* Problem requirements: Every line of the listing must be reproduced as it stands. Leave the images behind.

--- start Dataset excerpt ---

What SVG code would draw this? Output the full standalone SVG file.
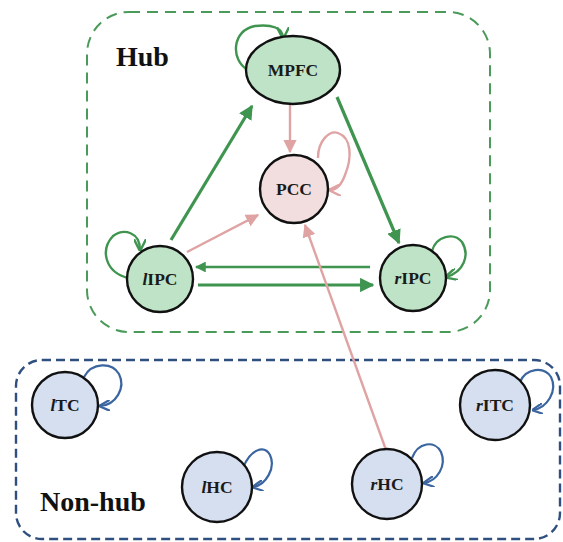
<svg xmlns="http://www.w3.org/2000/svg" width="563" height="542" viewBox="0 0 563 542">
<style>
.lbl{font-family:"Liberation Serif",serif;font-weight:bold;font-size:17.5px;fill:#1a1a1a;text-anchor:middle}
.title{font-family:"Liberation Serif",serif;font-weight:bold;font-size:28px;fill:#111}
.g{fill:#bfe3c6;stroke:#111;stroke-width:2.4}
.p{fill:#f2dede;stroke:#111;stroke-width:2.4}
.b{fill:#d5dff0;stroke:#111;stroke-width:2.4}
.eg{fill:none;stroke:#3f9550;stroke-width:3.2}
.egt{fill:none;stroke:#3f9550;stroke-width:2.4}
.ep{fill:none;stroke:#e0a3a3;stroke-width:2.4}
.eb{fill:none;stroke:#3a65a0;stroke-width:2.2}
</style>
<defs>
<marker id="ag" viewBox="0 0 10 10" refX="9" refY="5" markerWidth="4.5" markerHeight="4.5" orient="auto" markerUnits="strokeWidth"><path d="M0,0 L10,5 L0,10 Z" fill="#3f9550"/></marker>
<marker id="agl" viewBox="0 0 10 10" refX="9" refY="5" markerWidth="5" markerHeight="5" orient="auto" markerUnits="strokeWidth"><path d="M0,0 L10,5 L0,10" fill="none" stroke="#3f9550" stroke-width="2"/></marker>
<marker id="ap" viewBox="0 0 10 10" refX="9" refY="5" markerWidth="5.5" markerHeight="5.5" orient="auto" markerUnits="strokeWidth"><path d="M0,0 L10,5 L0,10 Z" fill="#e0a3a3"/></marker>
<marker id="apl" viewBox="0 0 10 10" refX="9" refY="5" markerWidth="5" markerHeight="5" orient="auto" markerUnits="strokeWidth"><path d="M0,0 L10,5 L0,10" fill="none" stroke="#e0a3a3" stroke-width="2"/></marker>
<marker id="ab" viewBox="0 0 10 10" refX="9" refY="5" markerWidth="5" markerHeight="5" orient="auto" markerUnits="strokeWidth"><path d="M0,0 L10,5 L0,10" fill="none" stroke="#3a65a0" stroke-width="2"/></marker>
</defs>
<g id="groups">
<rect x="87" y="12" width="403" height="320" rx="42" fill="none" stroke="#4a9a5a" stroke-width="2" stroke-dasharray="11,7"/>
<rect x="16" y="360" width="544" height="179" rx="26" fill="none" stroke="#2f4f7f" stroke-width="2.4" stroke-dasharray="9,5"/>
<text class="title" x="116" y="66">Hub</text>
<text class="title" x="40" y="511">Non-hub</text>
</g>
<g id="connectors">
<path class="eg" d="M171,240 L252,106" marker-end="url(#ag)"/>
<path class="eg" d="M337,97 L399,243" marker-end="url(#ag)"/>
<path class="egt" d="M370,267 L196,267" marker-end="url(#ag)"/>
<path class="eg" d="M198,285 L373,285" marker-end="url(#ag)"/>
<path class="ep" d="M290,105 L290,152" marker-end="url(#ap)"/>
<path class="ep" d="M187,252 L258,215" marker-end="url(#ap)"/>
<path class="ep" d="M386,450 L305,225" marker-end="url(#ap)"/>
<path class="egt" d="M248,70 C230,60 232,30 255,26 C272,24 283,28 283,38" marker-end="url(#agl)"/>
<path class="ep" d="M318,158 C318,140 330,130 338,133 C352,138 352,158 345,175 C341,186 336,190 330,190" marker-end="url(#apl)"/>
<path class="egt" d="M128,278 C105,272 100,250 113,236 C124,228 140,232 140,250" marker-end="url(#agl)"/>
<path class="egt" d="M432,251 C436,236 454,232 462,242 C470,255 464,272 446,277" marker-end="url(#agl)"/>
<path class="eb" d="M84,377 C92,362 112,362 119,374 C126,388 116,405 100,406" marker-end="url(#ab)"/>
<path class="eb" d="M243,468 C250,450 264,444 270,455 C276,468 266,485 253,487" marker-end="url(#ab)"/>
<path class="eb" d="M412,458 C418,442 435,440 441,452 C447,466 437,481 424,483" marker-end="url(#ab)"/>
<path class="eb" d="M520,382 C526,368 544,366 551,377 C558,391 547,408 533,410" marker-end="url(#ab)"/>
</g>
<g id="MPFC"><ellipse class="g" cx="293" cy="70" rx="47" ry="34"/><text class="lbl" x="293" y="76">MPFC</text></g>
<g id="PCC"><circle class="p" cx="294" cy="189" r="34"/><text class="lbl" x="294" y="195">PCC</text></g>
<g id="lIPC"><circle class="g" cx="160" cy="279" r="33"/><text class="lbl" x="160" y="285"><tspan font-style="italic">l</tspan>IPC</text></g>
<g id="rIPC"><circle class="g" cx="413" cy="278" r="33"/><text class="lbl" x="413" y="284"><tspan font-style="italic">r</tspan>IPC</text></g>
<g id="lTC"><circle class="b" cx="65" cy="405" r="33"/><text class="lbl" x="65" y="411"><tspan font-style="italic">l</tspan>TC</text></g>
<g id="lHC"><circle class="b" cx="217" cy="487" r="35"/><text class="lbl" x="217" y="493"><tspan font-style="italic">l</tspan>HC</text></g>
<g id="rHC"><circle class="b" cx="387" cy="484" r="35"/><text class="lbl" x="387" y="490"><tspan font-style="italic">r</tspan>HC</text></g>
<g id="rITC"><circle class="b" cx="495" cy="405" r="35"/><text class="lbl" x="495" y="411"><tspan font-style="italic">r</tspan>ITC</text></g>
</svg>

--- end Dataset excerpt ---

* Result:
What SVG code would draw this? Output the full standalone SVG file.
<svg xmlns="http://www.w3.org/2000/svg" width="563" height="542" viewBox="0 0 563 542">
<style>
.lbl{font-family:"Liberation Serif",serif;font-weight:bold;font-size:17.5px;fill:#1a1a1a;text-anchor:middle}
.title{font-family:"Liberation Serif",serif;font-weight:bold;font-size:28px;fill:#111}
.g{fill:#bfe3c6;stroke:#111;stroke-width:2.4}
.p{fill:#f2dede;stroke:#111;stroke-width:2.4}
.b{fill:#d5dff0;stroke:#111;stroke-width:2.4}
.eg{fill:none;stroke:#3f9550;stroke-width:3.2}
.egt{fill:none;stroke:#3f9550;stroke-width:2.4}
.ep{fill:none;stroke:#e0a3a3;stroke-width:2.4}
.eb{fill:none;stroke:#3a65a0;stroke-width:2.2}
</style>
<defs>
<marker id="ag" viewBox="0 0 10 10" refX="9" refY="5" markerWidth="4.5" markerHeight="4.5" orient="auto" markerUnits="strokeWidth"><path d="M0,0 L10,5 L0,10 Z" fill="#3f9550"/></marker>
<marker id="agl" viewBox="0 0 10 10" refX="9" refY="5" markerWidth="5" markerHeight="5" orient="auto" markerUnits="strokeWidth"><path d="M0,0 L10,5 L0,10" fill="none" stroke="#3f9550" stroke-width="2"/></marker>
<marker id="ap" viewBox="0 0 10 10" refX="9" refY="5" markerWidth="5.5" markerHeight="5.5" orient="auto" markerUnits="strokeWidth"><path d="M0,0 L10,5 L0,10 Z" fill="#e0a3a3"/></marker>
<marker id="apl" viewBox="0 0 10 10" refX="9" refY="5" markerWidth="5" markerHeight="5" orient="auto" markerUnits="strokeWidth"><path d="M0,0 L10,5 L0,10" fill="none" stroke="#e0a3a3" stroke-width="2"/></marker>
<marker id="ab" viewBox="0 0 10 10" refX="9" refY="5" markerWidth="5" markerHeight="5" orient="auto" markerUnits="strokeWidth"><path d="M0,0 L10,5 L0,10" fill="none" stroke="#3a65a0" stroke-width="2"/></marker>
</defs>
<g id="groups">
<rect x="87" y="12" width="403" height="320" rx="42" fill="none" stroke="#4a9a5a" stroke-width="2" stroke-dasharray="11,7"/>
<rect x="16" y="360" width="544" height="179" rx="26" fill="none" stroke="#2f4f7f" stroke-width="2.4" stroke-dasharray="9,5"/>
<text class="title" x="116" y="66">Hub</text>
<text class="title" x="40" y="511">Non-hub</text>
</g>
<g id="connectors">
<path class="eg" d="M171,240 L252,106" marker-end="url(#ag)"/>
<path class="eg" d="M337,97 L399,243" marker-end="url(#ag)"/>
<path class="egt" d="M370,267 L196,267" marker-end="url(#ag)"/>
<path class="eg" d="M198,285 L373,285" marker-end="url(#ag)"/>
<path class="ep" d="M290,105 L290,152" marker-end="url(#ap)"/>
<path class="ep" d="M187,252 L258,215" marker-end="url(#ap)"/>
<path class="ep" d="M386,450 L305,225" marker-end="url(#ap)"/>
<path class="egt" d="M248,70 C230,60 232,30 255,26 C272,24 283,28 283,38" marker-end="url(#agl)"/>
<path class="ep" d="M318,158 C318,140 330,130 338,133 C352,138 352,158 345,175 C341,186 336,190 330,190" marker-end="url(#apl)"/>
<path class="egt" d="M128,278 C105,272 100,250 113,236 C124,228 140,232 140,250" marker-end="url(#agl)"/>
<path class="egt" d="M432,251 C436,236 454,232 462,242 C470,255 464,272 446,277" marker-end="url(#agl)"/>
<path class="eb" d="M84,377 C92,362 112,362 119,374 C126,388 116,405 100,406" marker-end="url(#ab)"/>
<path class="eb" d="M243,468 C250,450 264,444 270,455 C276,468 266,485 253,487" marker-end="url(#ab)"/>
<path class="eb" d="M412,458 C418,442 435,440 441,452 C447,466 437,481 424,483" marker-end="url(#ab)"/>
<path class="eb" d="M520,382 C526,368 544,366 551,377 C558,391 547,408 533,410" marker-end="url(#ab)"/>
</g>
<g id="MPFC"><ellipse class="g" cx="293" cy="70" rx="47" ry="34"/><text class="lbl" x="293" y="76">MPFC</text></g>
<g id="PCC"><circle class="p" cx="294" cy="189" r="34"/><text class="lbl" x="294" y="195">PCC</text></g>
<g id="lIPC"><circle class="g" cx="160" cy="279" r="33"/><text class="lbl" x="160" y="285"><tspan font-style="italic">l</tspan>IPC</text></g>
<g id="rIPC"><circle class="g" cx="413" cy="278" r="33"/><text class="lbl" x="413" y="284"><tspan font-style="italic">r</tspan>IPC</text></g>
<g id="lTC"><circle class="b" cx="65" cy="405" r="33"/><text class="lbl" x="65" y="411"><tspan font-style="italic">l</tspan>TC</text></g>
<g id="lHC"><circle class="b" cx="217" cy="487" r="35"/><text class="lbl" x="217" y="493"><tspan font-style="italic">l</tspan>HC</text></g>
<g id="rHC"><circle class="b" cx="387" cy="484" r="35"/><text class="lbl" x="387" y="490"><tspan font-style="italic">r</tspan>HC</text></g>
<g id="rITC"><circle class="b" cx="495" cy="405" r="35"/><text class="lbl" x="495" y="411"><tspan font-style="italic">r</tspan>ITC</text></g>
</svg>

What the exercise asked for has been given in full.